O presidente do Indesp, Manoel Tubino, disse que recebe políticos, mas fez uma ressalva. "Isso não quer dizer que o que pedem é atendido. Quem tem prioridade aqui são as confederações, porque têm abrangência nacional."

Irregularidades
Uma auditoria realizada no Indesp pela Secretaria de Controle Interno da Presidência da República no ano passado investigou dez de um grupo de 147 processos. Os dez estavam irregulares.
O Esporte Clube São José, de Porto Alegre (RS), encaminhou dois pedidos de autorização. O primeiro entrou no Indesp no dia 28 de setembro e foi autorizado no dia seguinte, para ser realizado seis dias mais tarde.
Pela legislação, o pedido deve ser feito um mês antes do evento. Para viabilizar o bingo, o Indesp concedeu ao São José um certificado de autorização especial a título precário.
Um segundo pedido foi feito em 20 de outubro e autorizado no dia 23, para realização no dia 26. O deputado Augusto Nardes (PPB-RS) disse à Folha que encaminhou pedidos de autorização para o São José no ano passado.
"Pedi autorização para dois bingos eventuais. A burocracia é pesada e havia atraso na liberação. Mas não sei detalhes, porque foi o meu assessor que encaminhou os pedidos", afirmou o deputado.
O deputado Nelson Marquezelli (PTB-SP) disse que encaminhou pedidos de autorização para dois bingos permanentes, um em Mogi Guaçu e outro em Araras. O bingo do Clube Atlético Guaçuano foi aprovado em 24 de agosto.
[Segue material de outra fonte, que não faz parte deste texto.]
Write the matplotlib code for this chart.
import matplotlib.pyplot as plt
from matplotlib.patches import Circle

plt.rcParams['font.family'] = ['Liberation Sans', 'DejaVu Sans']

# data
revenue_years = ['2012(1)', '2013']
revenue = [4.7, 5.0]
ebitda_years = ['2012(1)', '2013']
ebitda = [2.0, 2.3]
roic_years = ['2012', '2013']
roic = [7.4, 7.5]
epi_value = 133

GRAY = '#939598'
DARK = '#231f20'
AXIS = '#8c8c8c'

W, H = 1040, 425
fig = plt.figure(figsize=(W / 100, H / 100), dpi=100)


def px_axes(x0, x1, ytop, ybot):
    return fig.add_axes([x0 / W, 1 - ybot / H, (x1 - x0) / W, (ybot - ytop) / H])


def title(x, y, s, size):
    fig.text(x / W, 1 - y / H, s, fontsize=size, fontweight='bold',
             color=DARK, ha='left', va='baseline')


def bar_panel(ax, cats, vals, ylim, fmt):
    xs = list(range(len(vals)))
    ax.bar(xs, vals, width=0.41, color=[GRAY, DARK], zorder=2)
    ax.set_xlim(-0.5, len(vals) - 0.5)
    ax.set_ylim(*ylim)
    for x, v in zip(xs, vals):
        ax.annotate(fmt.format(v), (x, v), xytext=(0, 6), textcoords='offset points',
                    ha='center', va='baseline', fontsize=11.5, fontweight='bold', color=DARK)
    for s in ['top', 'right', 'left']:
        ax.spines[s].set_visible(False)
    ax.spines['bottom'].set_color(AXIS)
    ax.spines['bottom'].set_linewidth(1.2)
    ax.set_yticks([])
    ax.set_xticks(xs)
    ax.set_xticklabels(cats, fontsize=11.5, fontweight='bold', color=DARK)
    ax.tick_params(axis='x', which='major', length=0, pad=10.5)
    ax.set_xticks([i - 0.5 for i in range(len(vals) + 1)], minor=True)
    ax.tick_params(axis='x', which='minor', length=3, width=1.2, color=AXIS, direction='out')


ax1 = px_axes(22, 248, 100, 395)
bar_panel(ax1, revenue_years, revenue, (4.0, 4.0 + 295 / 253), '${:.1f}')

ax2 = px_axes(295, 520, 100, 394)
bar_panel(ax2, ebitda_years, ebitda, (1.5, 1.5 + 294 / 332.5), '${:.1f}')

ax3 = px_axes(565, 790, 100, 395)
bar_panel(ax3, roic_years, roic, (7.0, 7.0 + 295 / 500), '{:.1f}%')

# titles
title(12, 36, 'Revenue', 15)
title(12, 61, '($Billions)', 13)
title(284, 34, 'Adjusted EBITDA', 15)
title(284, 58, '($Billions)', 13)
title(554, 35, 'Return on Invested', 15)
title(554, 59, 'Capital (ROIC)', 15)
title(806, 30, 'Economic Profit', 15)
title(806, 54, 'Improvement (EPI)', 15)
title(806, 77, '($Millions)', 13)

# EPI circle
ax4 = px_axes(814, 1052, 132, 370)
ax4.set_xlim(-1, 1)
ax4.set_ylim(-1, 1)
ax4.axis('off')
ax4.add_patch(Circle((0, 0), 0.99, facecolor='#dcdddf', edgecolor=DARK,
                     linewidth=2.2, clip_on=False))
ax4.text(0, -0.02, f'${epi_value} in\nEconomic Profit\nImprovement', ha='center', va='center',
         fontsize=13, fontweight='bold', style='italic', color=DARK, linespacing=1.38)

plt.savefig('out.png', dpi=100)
Será administrado pela empresa Amaral Moreira & Associados Promoções e Eventos. "Foi um pedido de um pessoal que me ajudou na campanha. Uma assessora minha foi ao Indesp e tocou tudo. Pediram uma série de documentos", relatou Marquezelli.
O deputado Pedro Canedo (PSDB-GO) foi ao Indesp pedir a agilização na autorização do bingo do D. Pedro, clube de futebol de Brasília. "A autorização vencia em julho. Foi o que pedi. Sou amigo do Tubino de longa data. Quando surge problema, ele toma providência na hora", disse.
Canedo disse que "alertou" Tubino sobre a necessidade de ampliar o número de entidades credenciadas para fazer os laudos técnicos das máquinas de bingo. Hoje, só três entidades (USP, Unicamp e PUC-RJ) fazem os laudos.
O deputado Arnaldo Faria de Sá (PPB-SP), ex-presidente da Lusa, contatou Buffara e pediu a renovação do bingo eventual do clube. "Foi um pedido para agilizar, o processo estava demorado."
O senador Ernandes Amorim (PFL-RO) afirmou que foi ao Indesp defender a regulamentação e a moralização no funcionamento dos bingos. "Sou defensor do jogo legalizado. Hoje existe uma máfia no setor do jogo. Tem bingos funcionando ilegalmente", disse.
Ele disse que recebeu denúncias de empresários do setor que atuam legalmente em São Paulo. "Quem está ilegal deve ser fechado. Quem estiver de acordo com a lei deve funcionar. Os bingos têm de ser controlados pelo governo."